How To Overcome Laziness in 7 Steps

How To Overcome Laziness in 7 Steps

Taking some time off from your busy routine is not only normal; it is essential. But if you find yourself taking too many days off, unable to achieve anything, chances are you are lazy.

But why do people succumb to laziness even when they know they have things to do and places to go?

It might be due to a fear of failure, an overwhelming list of tasks to achieve, or a lack of motivation for your job.

Whatever the reason may be, it is time to identify ways to overcome laziness. All you need is a little mental stimulation to recharge yourself and feel inspired to accomplish your tasks.

If you’re struggling with the daily grind, here are a few simple tips to overcome laziness and increase your productivity.

1. Make Realistic Goals

It’s true that one of the key reasons people get lazy because they don’t find anything challenging enough to stir them up from their slumber.

But on the other hand, setting impractical goals can overwhelm you and may even send you down in a spiral of demotivation, indolence and guilt. Your objectives, therefore, must be achievable and stimulating.

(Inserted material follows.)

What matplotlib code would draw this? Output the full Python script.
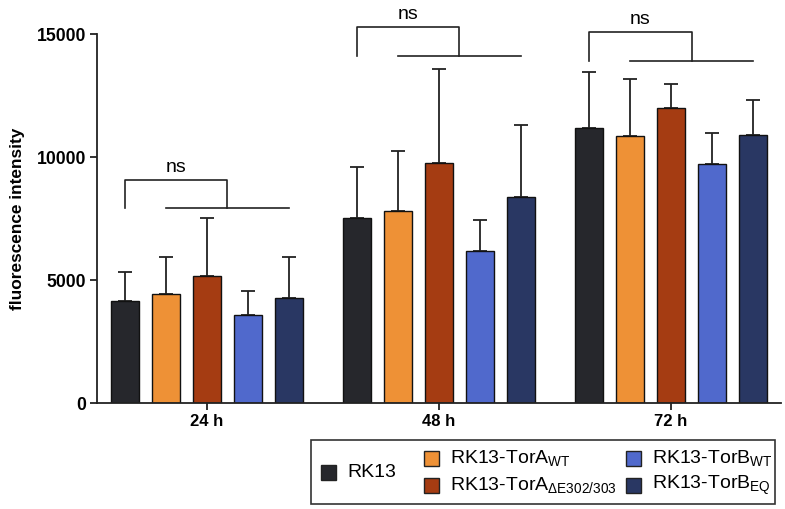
import numpy as np
import matplotlib
matplotlib.use('Agg')
from matplotlib import pyplot as plt
from matplotlib.patches import Rectangle

plt.rcParams['font.family'] = ['Liberation Sans', 'DejaVu Sans']
plt.rcParams['mathtext.fontset'] = 'custom'
plt.rcParams['mathtext.rm'] = 'Liberation Sans'
plt.rcParams['mathtext.it'] = 'Liberation Sans:italic'

timepoints = ['24 h', '48 h', '72 h']
series = ['RK13', 'RK13-TorA$_{\\mathrm{WT}}$', 'RK13-TorA$_{\\Delta\\mathrm{E302/303}}$',
          'RK13-TorB$_{\\mathrm{WT}}$', 'RK13-TorB$_{\\mathrm{EQ}}$']
colors = ['#26272c', '#ee9136', '#a53c12', '#5069cc', '#293763']

# mean per series, one value per timepoint
means = [
    [4160, 7520, 11200],
    [4440, 7820, 10870],
    [5190, 9760, 12020],
    [3590, 6180, 9730],
    [4290, 8370, 10890],
]
# upper end of error bar
tops = [
    [5330, 9620, 13480],
    [5960, 10270, 13170],
    [7520, 13600, 12980],
    [4550, 7450, 11000],
    [5940, 11300, 12330],
]
# significance brackets (upper, lower) per timepoint
bracket_hi = [9080, 15300, 15100]
bracket_lo = [7930, 14100, 13930]
sig_labels = ['ns', 'ns', 'ns']

fig = plt.figure(figsize=(7.85, 5.09), dpi=100)
ax = fig.add_axes([97/785, 1 - 403.3/509, 684/785, 369/509])

pitch = 0.1767
width = 0.12
groups = np.arange(len(timepoints))
for i, name in enumerate(series):
    x = groups + (i - 2) * pitch
    m = np.array(means[i])
    err = np.array(tops[i]) - m
    ax.bar(x, m, width=width, color=colors[i], edgecolor='#111111', linewidth=1.0, zorder=2)
    ax.errorbar(x, m, yerr=[np.zeros_like(err), err], fmt='none', ecolor='#222222',
                elinewidth=1.3, capsize=5, capthick=1.3, zorder=1)

for g in groups:
    xl = g - 2 * pitch
    xa = g - pitch
    xb = g + 2 * pitch
    xm = (xa + xb) / 2
    hi, lo = bracket_hi[g], bracket_lo[g]
    kw = dict(color='#222222', lw=1.2, clip_on=False)
    ax.plot([xl, xl, xm, xm], [lo, hi, hi, lo], **kw)
    ax.plot([xa, xb], [lo, lo], **kw)
    ax.text((xl + xm) / 2, hi + 150, sig_labels[g], ha='center', va='bottom',
            fontsize=14, clip_on=False)

ax.set_xlim(-0.474, 2.474)
ax.set_ylim(0, 15000)
ax.set_yticks([0, 5000, 10000, 15000])
ax.set_xticks(groups)
ax.set_xticklabels(timepoints, fontweight='bold', fontsize=12)
for lbl in ax.get_yticklabels():
    lbl.set_fontweight('bold')
    lbl.set_fontsize(12.7)
ax.set_ylabel('fluorescence intensity', fontweight='bold', fontsize=12.4, labelpad=8)
ax.spines['top'].set_visible(False)
ax.spines['right'].set_visible(False)
for s in ['left', 'bottom']:
    ax.spines[s].set_linewidth(1.3)
    ax.spines[s].set_color('#222222')
ax.tick_params(width=1.3, length=5, color='#222222', pad=3)

# legend box built by hand (RK13 sits centred between rows)
W, H = 785, 509
def fx(px): return px / W
def fy(py): return 1 - py / H

fig.add_artist(Rectangle((fx(311), fy(504)), fx(775) - fx(311), fy(440) - fy(504),
                         transform=fig.transFigure, fill=False, edgecolor='#333333', lw=1.2))
legend_pos = [(321, 472.5), (424, 458), (424, 485), (626, 458), (626, 485)]
sq = 15
for i, (px, py) in enumerate(legend_pos):
    fig.add_artist(Rectangle((fx(px), fy(py + sq / 2)), sq / W, sq / H, transform=fig.transFigure,
                             facecolor=colors[i], edgecolor='#222222', lw=1.0))
    fig.text(fx(px + 26), fy(py), series[i], fontsize=14, va='center', ha='left')

fig.savefig('out.png', dpi=100)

A long list of to-dos can be overwhelming, it can cause a sensory overload and we end up ignoring all items on the list altogether. But don’t let it overpower you. Instead, ask yourself the following:

  • What do I want to achieve at the end of the project?
  • Is this what I love doing?
  • Why is achieving this task necessary?

Break down your daily, weekly, monthly goals into achievable tasks so that you can accomplish them one step at a time.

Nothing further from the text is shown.